The future of touch is sound

If you still remain impressed by Tom Cruise in 2002’s Minority Report, much of this may be down to marvelling at the advanced concept technology on display, with remote touch commands controlling data or actions. But how far in the future was this technology in real terms?

Well, multi touch interfaces went into Microsoft’s Xbox Kinect in 2010, Samsung started using infra-red gesture sensors in its Galaxy S4 smartphones in 2013 and Apple and Huawei are currently building more responses into the cold glass of a mobile device screen. Added to this, Nintendo’s Wii or Leap Motion’s sensor device allow users to control computers with their hand gestures by firing pulses of inaudible sound to a spot in mid-air.

The next generation of interfaces, according to Jaguar Landrover’s Human Machine Interface Technical Specialist, Lee Skrypchuk, whilst still perhaps some 5-7 years off, is anticipated to come in the form of air-based controls that drivers would either ‘feel’ or ‘tweak’.  Developed by UK start-up Ultrahaptics (haptics being the Greek for ‘touch’), the aim is that the driver focuses on driving the car without being distracted by dashboard controls.  So instead of fumbling to turn something on/off, ultrasound waves form controls which “find you in the middle of the air and let you operate them” says Ultrahaptics CTO and co-founder Tom Carter.  So with a swoosh you might turn on your favourite radio station or with a sweep, you could raise the temperature on a chilly morning (gestures being conjecture).

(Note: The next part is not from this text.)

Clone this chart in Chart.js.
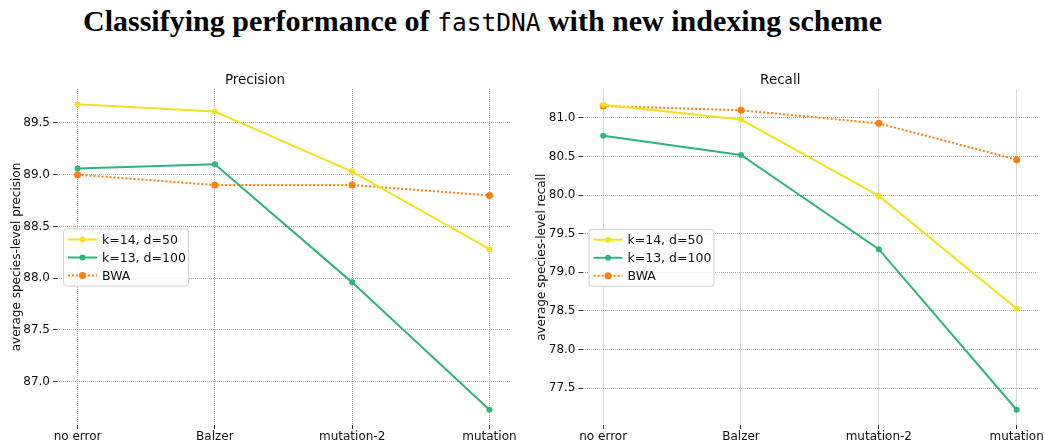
<!DOCTYPE html>
<html>
<head>
<meta charset="utf-8">
<script src="https://cdn.jsdelivr.net/npm/chart.js@4.4.0/dist/chart.umd.min.js"></script>
<style>
  html, body { margin: 0; padding: 0; background: #fff; }
  #wrap { position: relative; width: 1045px; height: 441px; overflow: hidden; }
  #title {
    position: absolute; left: 83px; top: 4px; white-space: nowrap;
    font-family: "Liberation Serif", serif; font-weight: bold; font-size: 30px; color: #000;
  }
  #title code { font-family: "DejaVu Sans Mono", monospace; font-weight: normal; font-size: 24.5px; }
  #precisionChart { position: absolute; left: 0; top: 60px; }
  #recallChart { position: absolute; left: 520px; top: 60px; }
</style>
</head>
<body>
<div id="wrap">
  <div id="title">Classifying performance of <code>fastDNA</code> with new indexing scheme</div>
  <canvas id="precisionChart" width="520" height="381"></canvas>
  <canvas id="recallChart" width="525" height="381"></canvas>
</div>
<script>
const categories = ['no error', 'Balzer', 'mutation-2', 'mutation'];
const seriesNames = ['k=14, d=50', 'k=13, d=100', 'BWA'];

const precisionK14 = [89.68, 89.61, 89.03, 88.28];
const precisionK13 = [89.06, 89.10, 87.96, 86.73];
const precisionBWA = [89.00, 88.90, 88.90, 88.80];

const recallK14 = [81.17, 80.98, 79.99, 78.53];
const recallK13 = [80.77, 80.52, 79.30, 77.22];
const recallBWA = [81.155, 81.10, 80.93, 80.46];

const COLORS = ['#f4e11e', '#2fb47c', '#ff7f0e'];
const FONT = 'DejaVu Sans';

// matplotlib-style 5% margins around the data
function limits(arrays) {
  const all = [].concat(...arrays);
  const lo = Math.min(...all), hi = Math.max(...all);
  const pad = (hi - lo) * 0.05;
  return { min: lo - pad, max: hi + pad };
}

function toPoints(values) {
  return values.map((v, i) => ({ x: i, y: v }));
}

// legend box drawn inside the plot, "center left"
const insideLegend = {
  id: 'insideLegend',
  afterDatasetsDraw(chart) {
    const ctx = chart.ctx;
    const area = chart.chartArea;
    const w = 125, h = 57;
    const x = area.left + 6;
    const y = (area.top + area.bottom) / 2 - h / 2;
    ctx.save();
    ctx.beginPath();
    ctx.roundRect(x + 0.5, y + 0.5, w, h, 3);
    ctx.fillStyle = 'rgba(255,255,255,0.85)';
    ctx.fill();
    ctx.strokeStyle = '#d0d0d0';
    ctx.lineWidth = 1;
    ctx.stroke();
    chart.data.datasets.forEach((ds, i) => {
      const cy = y + 11 + i * 18;
      ctx.beginPath();
      ctx.setLineDash(ds.borderDash || []);
      ctx.strokeStyle = ds.borderColor;
      ctx.lineWidth = 2;
      ctx.moveTo(x + 5, cy);
      ctx.lineTo(x + 34, cy);
      ctx.stroke();
      ctx.setLineDash([]);
      ctx.beginPath();
      ctx.arc(x + 19.5, cy, ds.pointRadius, 0, Math.PI * 2);
      ctx.fillStyle = ds.borderColor;
      ctx.fill();
      ctx.fillStyle = '#111';
      ctx.font = '12.5px "' + FONT + '"';
      ctx.textBaseline = 'middle';
      ctx.fillText(ds.label, x + 39, cy + 1);
    });
    ctx.restore();
  }
};

function makeChart(id, title, yLabel, series, opts) {
  const lim = limits(series);
  const ctx = document.getElementById(id).getContext('2d');
  const datasets = series.map((vals, i) => ({
    label: seriesNames[i],
    data: toPoints(vals),
    borderColor: COLORS[i],
    backgroundColor: COLORS[i],
    borderWidth: 2,
    borderDash: i === 2 ? [2, 2] : [],
    pointRadius: i === 2 ? 3.5 : 3,
    pointBorderWidth: 0,
    tension: 0
  }));
  const grid = { color: '#b4b4b4', tickColor: '#333', tickLength: 4, lineWidth: 1 };
  return new Chart(ctx, {
    type: 'line',
    data: { datasets: datasets },
    options: {
      responsive: false,
      animation: false,
      layout: { padding: { left: 0, right: opts.padRight, top: 0, bottom: 0 } },
      scales: {
        x: {
          type: 'linear',
          min: -0.15,
          max: 3.15,
          border: { display: false, dash: [1, 1] },
          grid: grid,
          ticks: {
            stepSize: 1,
            includeBounds: false,
            autoSkip: false,
            maxRotation: 0,
            padding: 1,
            color: '#111',
            font: { family: FONT, size: 12 },
            callback: v => categories[v]
          },
          afterFit: s => { s.height = 16; }
        },
        y: {
          min: lim.min,
          max: lim.max,
          border: { display: false, dash: [1, 1] },
          grid: grid,
          ticks: {
            stepSize: 0.5,
            includeBounds: false,
            padding: 3,
            color: '#111',
            font: { family: FONT, size: 12 },
            callback: v => v.toFixed(1)
          },
          title: {
            display: true,
            text: yLabel,
            color: '#111',
            font: { family: FONT, size: 12 },
            padding: { top: opts.labelPad, bottom: 0 }
          },
          afterFit: s => { s.width = opts.axisWidth; }
        }
      },
      plugins: {
        legend: { display: false },
        tooltip: { enabled: false },
        title: {
          display: true,
          text: title,
          color: '#111',
          font: { family: FONT, size: 13.5, weight: 'normal' },
          padding: { top: 12, bottom: opts.titleBottom }
        }
      }
    },
    plugins: [insideLegend]
  });
}

makeChart('precisionChart', 'Precision', 'average species-level precision',
  [precisionK14, precisionK13, precisionBWA],
  { padRight: 10, axisWidth: 57, labelPad: 10, titleBottom: 0.8 });

makeChart('recallChart', 'Recall', 'average species-level recall',
  [recallK14, recallK13, recallBWA],
  { padRight: 4.5, axisWidth: 62.5, labelPad: 15, titleBottom: 1.4 });
</script>
</body>
</html>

Japanese start-up, Pixie Dust Technologies wants to match mid-air haptics with tiny lasers to create visible holograms.  This would allow users to interact with large sets of data for example, manipulating them in a 3-D aerial interface in homage to 2008’s Ironman with Robert Downey-Jnr.  One of the main restrictions to date has been the proximity requirement between the two contact points.  However Keisuke Hasegawa, an inventor at the University of Tokyo, working with the godfather of mid-air haptics, Hiroyuki Shinoda, is looking to create a signal between the two contacts to enable far greater distances for successful operation.  Ultimately, the technology remains too expensive at present to be more than a fantasy, but the notion of gesture based mid-air interfaces is gaining traction in the smartphone and appliance manafacturing market. This is because, according to Norwegian start up Elliptic Labs, it requires no special chip and removes the need for a phone’s optical sensor. Their CEO, Laila Danielsen believes the next generation of products will also include touchless gestures in the kitchen and car.

For this writer, there remains a heady sequence of accidental consequences from say, the involuntary wafting of smoke away from a burned pork chop after opening the oven door, or the genuinely well intentioned gesture to beckon on the elderly man crossing the road!   Perhaps we have all seen too many films, or maybe, we are still in wonder about what technology delivers every day – and which suddenly becomes the very thing we cannot do without.